• Work instructions:
Output the material below unchanged, apart from leaving out the pictures.

• Record set:
----------------------------------------

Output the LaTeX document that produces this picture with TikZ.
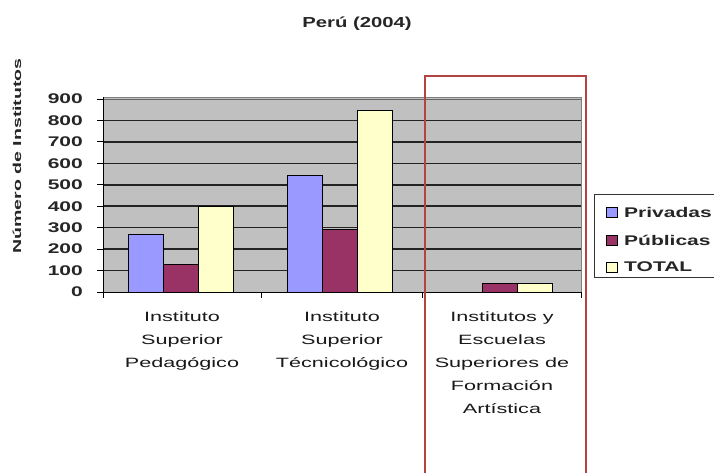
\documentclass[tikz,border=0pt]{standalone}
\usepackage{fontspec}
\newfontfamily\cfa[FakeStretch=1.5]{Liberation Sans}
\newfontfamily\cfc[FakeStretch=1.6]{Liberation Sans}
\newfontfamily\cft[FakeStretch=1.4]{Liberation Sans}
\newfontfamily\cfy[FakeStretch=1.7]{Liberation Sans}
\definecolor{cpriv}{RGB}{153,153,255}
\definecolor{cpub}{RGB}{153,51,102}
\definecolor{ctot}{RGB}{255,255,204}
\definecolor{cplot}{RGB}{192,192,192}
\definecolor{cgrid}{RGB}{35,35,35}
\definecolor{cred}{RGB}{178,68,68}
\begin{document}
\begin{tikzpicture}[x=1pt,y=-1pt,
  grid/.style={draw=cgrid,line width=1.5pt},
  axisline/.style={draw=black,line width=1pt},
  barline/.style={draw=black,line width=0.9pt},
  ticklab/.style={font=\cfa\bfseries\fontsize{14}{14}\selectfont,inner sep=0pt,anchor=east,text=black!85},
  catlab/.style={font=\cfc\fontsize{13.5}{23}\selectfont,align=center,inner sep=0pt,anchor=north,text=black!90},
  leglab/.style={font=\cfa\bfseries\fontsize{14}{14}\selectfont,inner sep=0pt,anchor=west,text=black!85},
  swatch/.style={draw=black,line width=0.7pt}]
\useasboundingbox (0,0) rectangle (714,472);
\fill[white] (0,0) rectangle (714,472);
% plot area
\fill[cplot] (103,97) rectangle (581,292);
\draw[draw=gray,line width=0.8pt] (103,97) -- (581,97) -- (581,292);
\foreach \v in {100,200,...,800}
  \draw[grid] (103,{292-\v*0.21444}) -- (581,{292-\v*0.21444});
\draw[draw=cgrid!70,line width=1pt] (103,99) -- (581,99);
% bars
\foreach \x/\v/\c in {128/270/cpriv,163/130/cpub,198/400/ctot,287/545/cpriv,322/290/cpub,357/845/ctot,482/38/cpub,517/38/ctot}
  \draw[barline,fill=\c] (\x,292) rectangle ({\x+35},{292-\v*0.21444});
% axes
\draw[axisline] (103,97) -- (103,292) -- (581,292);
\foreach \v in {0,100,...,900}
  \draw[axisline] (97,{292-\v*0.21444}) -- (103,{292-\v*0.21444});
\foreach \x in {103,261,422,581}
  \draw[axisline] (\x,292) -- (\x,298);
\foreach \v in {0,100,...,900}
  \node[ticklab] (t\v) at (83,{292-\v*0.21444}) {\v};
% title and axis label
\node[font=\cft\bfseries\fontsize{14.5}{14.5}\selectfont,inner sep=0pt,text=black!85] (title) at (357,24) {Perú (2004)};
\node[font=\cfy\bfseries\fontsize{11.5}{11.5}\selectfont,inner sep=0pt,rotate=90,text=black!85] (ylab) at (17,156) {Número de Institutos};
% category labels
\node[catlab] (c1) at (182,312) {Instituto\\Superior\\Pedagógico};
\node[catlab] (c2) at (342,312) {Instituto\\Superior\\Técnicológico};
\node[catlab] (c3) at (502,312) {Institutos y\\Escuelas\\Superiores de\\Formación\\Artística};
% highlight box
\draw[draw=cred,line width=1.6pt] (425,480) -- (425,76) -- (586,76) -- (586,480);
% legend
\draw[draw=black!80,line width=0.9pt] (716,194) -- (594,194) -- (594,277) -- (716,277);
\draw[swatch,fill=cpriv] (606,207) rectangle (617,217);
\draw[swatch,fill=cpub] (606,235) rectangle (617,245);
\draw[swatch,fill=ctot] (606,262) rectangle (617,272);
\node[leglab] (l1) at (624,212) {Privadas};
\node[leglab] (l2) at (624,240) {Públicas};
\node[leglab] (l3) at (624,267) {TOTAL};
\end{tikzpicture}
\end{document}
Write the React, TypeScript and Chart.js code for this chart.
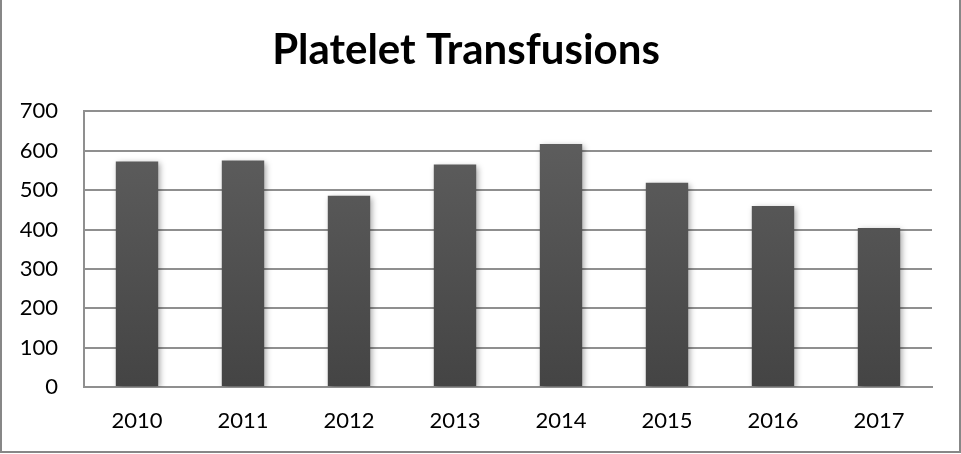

----------------------------------------

• Output below:
Output the LaTeX document that produces this picture with TikZ.
\documentclass[tikz,border=0pt]{standalone}
\usepackage{fontspec}
\newfontfamily\cfa[FakeStretch=1.5]{Liberation Sans}
\newfontfamily\cfc[FakeStretch=1.6]{Liberation Sans}
\newfontfamily\cft[FakeStretch=1.4]{Liberation Sans}
\newfontfamily\cfy[FakeStretch=1.7]{Liberation Sans}
\definecolor{cpriv}{RGB}{153,153,255}
\definecolor{cpub}{RGB}{153,51,102}
\definecolor{ctot}{RGB}{255,255,204}
\definecolor{cplot}{RGB}{192,192,192}
\definecolor{cgrid}{RGB}{35,35,35}
\definecolor{cred}{RGB}{178,68,68}
\begin{document}
\begin{tikzpicture}[x=1pt,y=-1pt,
  grid/.style={draw=cgrid,line width=1.5pt},
  axisline/.style={draw=black,line width=1pt},
  barline/.style={draw=black,line width=0.9pt},
  ticklab/.style={font=\cfa\bfseries\fontsize{14}{14}\selectfont,inner sep=0pt,anchor=east,text=black!85},
  catlab/.style={font=\cfc\fontsize{13.5}{23}\selectfont,align=center,inner sep=0pt,anchor=north,text=black!90},
  leglab/.style={font=\cfa\bfseries\fontsize{14}{14}\selectfont,inner sep=0pt,anchor=west,text=black!85},
  swatch/.style={draw=black,line width=0.7pt}]
\useasboundingbox (0,0) rectangle (714,472);
\fill[white] (0,0) rectangle (714,472);
% plot area
\fill[cplot] (103,97) rectangle (581,292);
\draw[draw=gray,line width=0.8pt] (103,97) -- (581,97) -- (581,292);
\foreach \v in {100,200,...,800}
  \draw[grid] (103,{292-\v*0.21444}) -- (581,{292-\v*0.21444});
\draw[draw=cgrid!70,line width=1pt] (103,99) -- (581,99);
% bars
\foreach \x/\v/\c in {128/270/cpriv,163/130/cpub,198/400/ctot,287/545/cpriv,322/290/cpub,357/845/ctot,482/38/cpub,517/38/ctot}
  \draw[barline,fill=\c] (\x,292) rectangle ({\x+35},{292-\v*0.21444});
% axes
\draw[axisline] (103,97) -- (103,292) -- (581,292);
\foreach \v in {0,100,...,900}
  \draw[axisline] (97,{292-\v*0.21444}) -- (103,{292-\v*0.21444});
\foreach \x in {103,261,422,581}
  \draw[axisline] (\x,292) -- (\x,298);
\foreach \v in {0,100,...,900}
  \node[ticklab] (t\v) at (83,{292-\v*0.21444}) {\v};
% title and axis label
\node[font=\cft\bfseries\fontsize{14.5}{14.5}\selectfont,inner sep=0pt,text=black!85] (title) at (357,24) {Perú (2004)};
\node[font=\cfy\bfseries\fontsize{11.5}{11.5}\selectfont,inner sep=0pt,rotate=90,text=black!85] (ylab) at (17,156) {Número de Institutos};
% category labels
\node[catlab] (c1) at (182,312) {Instituto\\Superior\\Pedagógico};
\node[catlab] (c2) at (342,312) {Instituto\\Superior\\Técnicológico};
\node[catlab] (c3) at (502,312) {Institutos y\\Escuelas\\Superiores de\\Formación\\Artística};
% highlight box
\draw[draw=cred,line width=1.6pt] (425,480) -- (425,76) -- (586,76) -- (586,480);
% legend
\draw[draw=black!80,line width=0.9pt] (716,194) -- (594,194) -- (594,277) -- (716,277);
\draw[swatch,fill=cpriv] (606,207) rectangle (617,217);
\draw[swatch,fill=cpub] (606,235) rectangle (617,245);
\draw[swatch,fill=ctot] (606,262) rectangle (617,272);
\node[leglab] (l1) at (624,212) {Privadas};
\node[leglab] (l2) at (624,240) {Públicas};
\node[leglab] (l3) at (624,267) {TOTAL};
\end{tikzpicture}
\end{document}
Write the React, TypeScript and Chart.js code for this chart.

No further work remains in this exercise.